Goal of the exercise: Repeat the material verbatim and drop the pictures.

───── Provided data ─────

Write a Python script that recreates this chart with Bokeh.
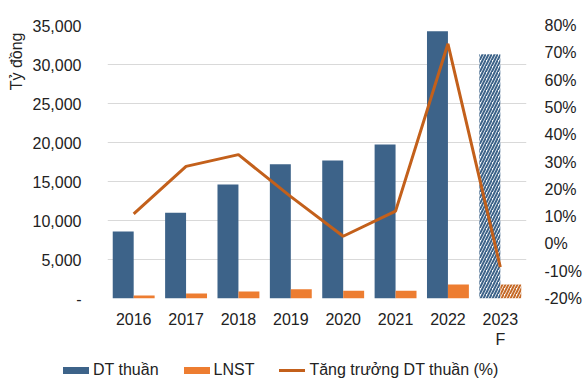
from bokeh.plotting import figure
from bokeh.models import (ColumnDataSource, FactorRange, Range1d, LinearAxis, FixedTicker,
                          PrintfTickFormatter, Title, Div)
from bokeh.layouts import column
from bokeh.embed import file_html
from bokeh.resources import INLINE
from bokeh.transform import dodge

years = ["2016", "2017", "2018", "2019", "2020", "2021", "2022", "2023\nF"]
dt_thuan = [8600, 11000, 14600, 17200, 17700, 19750, 34250, 31300]
lnst = [400, 650, 900, 1200, 1000, 1000, 1800, 1800]
growth = [11.0, 28.4, 32.7, 17.3, 2.8, 12.0, 73.3, -8.5]
forecast = [False] * 7 + [True]
series_names = ["DT thuần", "LNST", "Tăng trưởng DT thuần (%)"]

left_ticks = [0, 5000, 10000, 15000, 20000, 25000, 30000, 35000]
left_labels = ["-", "5,000", "10,000", "15,000", "20,000", "25,000", "30,000", "35,000"]
right_ticks = [-20, -10, 0, 10, 20, 30, 40, 50, 60, 70, 80]

BLUE = "#3D6389"
ORANGE = "#ED7D31"
LINE = "#C3601B"
HATCH_OR = "#C66A28"
FONT = "Liberation Sans"
TXT = "#222222"

act = [i for i, f in enumerate(forecast) if not f]
fc = [i for i, f in enumerate(forecast) if f]

src_a = ColumnDataSource(dict(x=[years[i] for i in act], dt=[dt_thuan[i] for i in act],
                              ln=[lnst[i] for i in act]))
src_f = ColumnDataSource(dict(x=[years[i] for i in fc], dt=[dt_thuan[i] for i in fc],
                              ln=[lnst[i] for i in fc]))
src_g = ColumnDataSource(dict(x=years, g=growth))

p = figure(x_range=FactorRange(*years, range_padding=0), y_range=Range1d(0, 35000),
           width=587, height=355, output_backend="svg", toolbar_location=None,
           min_border_left=104, min_border_right=61, min_border_top=25, min_border_bottom=57)
p.outline_line_color = None
p.background_fill_color = "white"
p.border_fill_color = "white"

p.extra_y_ranges = {"pct": Range1d(-20, 80)}

w = 0.4
p.vbar(x=dodge("x", -w / 2, range=p.x_range), top="dt", width=w, source=src_a,
       fill_color=BLUE, line_color=None)
p.vbar(x=dodge("x", w / 2, range=p.x_range), top="ln", width=w, source=src_a,
       fill_color=ORANGE, line_color=None)
p.vbar(x=dodge("x", -w / 2, range=p.x_range), top="dt", width=w, source=src_f,
       fill_color="white", line_color=None, hatch_pattern="/", hatch_color=BLUE,
       hatch_scale=6, hatch_weight=2)
p.vbar(x=dodge("x", w / 2, range=p.x_range), top="ln", width=w, source=src_f,
       fill_color="white", line_color=None, hatch_pattern="/", hatch_color=HATCH_OR,
       hatch_scale=6, hatch_weight=2)
p.line(x="x", y="g", source=src_g, y_range_name="pct", line_color=LINE, line_width=3)

ya = p.yaxis[0]
ya.ticker = FixedTicker(ticks=left_ticks)
ya.major_label_overrides = {t: l for t, l in zip(left_ticks, left_labels)}
ya.axis_line_color = None
ya.major_tick_line_color = None
ya.minor_tick_line_color = None
ya.major_label_standoff = 20
ya.major_label_text_font = FONT
ya.major_label_text_font_size = "16px"
ya.major_label_text_color = TXT

p.add_layout(Title(text="Tỷ đồng", align="right", offset=7, standoff=10, text_font=FONT,
                   text_font_size="16px", text_font_style="normal", text_color=TXT), "left")

ra = LinearAxis(y_range_name="pct", ticker=FixedTicker(ticks=right_ticks),
                formatter=PrintfTickFormatter(format="%d%%"))
ra.axis_line_color = None
ra.major_tick_line_color = None
ra.minor_tick_line_color = None
ra.major_label_standoff = 12
ra.major_label_text_font = FONT
ra.major_label_text_font_size = "16px"
ra.major_label_text_color = TXT
p.add_layout(ra, "right")

xa = p.xaxis[0]
xa.axis_line_color = None
xa.major_tick_line_color = None
xa.minor_tick_line_color = None
xa.major_label_standoff = 6
xa.major_label_text_font = FONT
xa.major_label_text_font_size = "16px"
xa.major_label_text_color = TXT

p.xgrid.grid_line_color = None
p.ygrid.ticker = FixedTicker(ticks=left_ticks)
p.ygrid.grid_line_color = "#D9D9D9"
p.ygrid.grid_line_width = 1

# legend strip below the chart
swatches = [(BLUE, 7), (ORANGE, 7), (LINE, 3)]
parts = []
for k, (name, (col, hgt)) in enumerate(zip(series_names, swatches)):
    ml = 0 if k == 0 else 25
    parts.append(
        f'<span style="display:inline-block;width:26px;height:{hgt}px;background:{col};'
        f'vertical-align:middle;margin-left:{ml}px"></span>'
        f'<span style="margin-left:4px">{name}</span>')
html = (f'<div style="font-family:\'{FONT}\';font-size:16px;color:{TXT};white-space:nowrap;'
        f'padding-left:63px;line-height:30px;height:30px">' + "".join(parts) + "</div>")
lg = Div(text=html, width=587, height=30, margin=0)

layout = column(p, lg, spacing=0)
open("out.html", "w").write(file_html(layout, INLINE))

─────

Result of this task:
Write a Python script that recreates this chart with Bokeh.
from bokeh.plotting import figure
from bokeh.models import (ColumnDataSource, FactorRange, Range1d, LinearAxis, FixedTicker,
                          PrintfTickFormatter, Title, Div)
from bokeh.layouts import column
from bokeh.embed import file_html
from bokeh.resources import INLINE
from bokeh.transform import dodge

years = ["2016", "2017", "2018", "2019", "2020", "2021", "2022", "2023\nF"]
dt_thuan = [8600, 11000, 14600, 17200, 17700, 19750, 34250, 31300]
lnst = [400, 650, 900, 1200, 1000, 1000, 1800, 1800]
growth = [11.0, 28.4, 32.7, 17.3, 2.8, 12.0, 73.3, -8.5]
forecast = [False] * 7 + [True]
series_names = ["DT thuần", "LNST", "Tăng trưởng DT thuần (%)"]

left_ticks = [0, 5000, 10000, 15000, 20000, 25000, 30000, 35000]
left_labels = ["-", "5,000", "10,000", "15,000", "20,000", "25,000", "30,000", "35,000"]
right_ticks = [-20, -10, 0, 10, 20, 30, 40, 50, 60, 70, 80]

BLUE = "#3D6389"
ORANGE = "#ED7D31"
LINE = "#C3601B"
HATCH_OR = "#C66A28"
FONT = "Liberation Sans"
TXT = "#222222"

act = [i for i, f in enumerate(forecast) if not f]
fc = [i for i, f in enumerate(forecast) if f]

src_a = ColumnDataSource(dict(x=[years[i] for i in act], dt=[dt_thuan[i] for i in act],
                              ln=[lnst[i] for i in act]))
src_f = ColumnDataSource(dict(x=[years[i] for i in fc], dt=[dt_thuan[i] for i in fc],
                              ln=[lnst[i] for i in fc]))
src_g = ColumnDataSource(dict(x=years, g=growth))

p = figure(x_range=FactorRange(*years, range_padding=0), y_range=Range1d(0, 35000),
           width=587, height=355, output_backend="svg", toolbar_location=None,
           min_border_left=104, min_border_right=61, min_border_top=25, min_border_bottom=57)
p.outline_line_color = None
p.background_fill_color = "white"
p.border_fill_color = "white"

p.extra_y_ranges = {"pct": Range1d(-20, 80)}

w = 0.4
p.vbar(x=dodge("x", -w / 2, range=p.x_range), top="dt", width=w, source=src_a,
       fill_color=BLUE, line_color=None)
p.vbar(x=dodge("x", w / 2, range=p.x_range), top="ln", width=w, source=src_a,
       fill_color=ORANGE, line_color=None)
p.vbar(x=dodge("x", -w / 2, range=p.x_range), top="dt", width=w, source=src_f,
       fill_color="white", line_color=None, hatch_pattern="/", hatch_color=BLUE,
       hatch_scale=6, hatch_weight=2)
p.vbar(x=dodge("x", w / 2, range=p.x_range), top="ln", width=w, source=src_f,
       fill_color="white", line_color=None, hatch_pattern="/", hatch_color=HATCH_OR,
       hatch_scale=6, hatch_weight=2)
p.line(x="x", y="g", source=src_g, y_range_name="pct", line_color=LINE, line_width=3)

ya = p.yaxis[0]
ya.ticker = FixedTicker(ticks=left_ticks)
ya.major_label_overrides = {t: l for t, l in zip(left_ticks, left_labels)}
ya.axis_line_color = None
ya.major_tick_line_color = None
ya.minor_tick_line_color = None
ya.major_label_standoff = 20
ya.major_label_text_font = FONT
ya.major_label_text_font_size = "16px"
ya.major_label_text_color = TXT

p.add_layout(Title(text="Tỷ đồng", align="right", offset=7, standoff=10, text_font=FONT,
                   text_font_size="16px", text_font_style="normal", text_color=TXT), "left")

ra = LinearAxis(y_range_name="pct", ticker=FixedTicker(ticks=right_ticks),
                formatter=PrintfTickFormatter(format="%d%%"))
ra.axis_line_color = None
ra.major_tick_line_color = None
ra.minor_tick_line_color = None
ra.major_label_standoff = 12
ra.major_label_text_font = FONT
ra.major_label_text_font_size = "16px"
ra.major_label_text_color = TXT
p.add_layout(ra, "right")

xa = p.xaxis[0]
xa.axis_line_color = None
xa.major_tick_line_color = None
xa.minor_tick_line_color = None
xa.major_label_standoff = 6
xa.major_label_text_font = FONT
xa.major_label_text_font_size = "16px"
xa.major_label_text_color = TXT

p.xgrid.grid_line_color = None
p.ygrid.ticker = FixedTicker(ticks=left_ticks)
p.ygrid.grid_line_color = "#D9D9D9"
p.ygrid.grid_line_width = 1

# legend strip below the chart
swatches = [(BLUE, 7), (ORANGE, 7), (LINE, 3)]
parts = []
for k, (name, (col, hgt)) in enumerate(zip(series_names, swatches)):
    ml = 0 if k == 0 else 25
    parts.append(
        f'<span style="display:inline-block;width:26px;height:{hgt}px;background:{col};'
        f'vertical-align:middle;margin-left:{ml}px"></span>'
        f'<span style="margin-left:4px">{name}</span>')
html = (f'<div style="font-family:\'{FONT}\';font-size:16px;color:{TXT};white-space:nowrap;'
        f'padding-left:63px;line-height:30px;height:30px">' + "".join(parts) + "</div>")
lg = Div(text=html, width=587, height=30, margin=0)

layout = column(p, lg, spacing=0)
open("out.html", "w").write(file_html(layout, INLINE))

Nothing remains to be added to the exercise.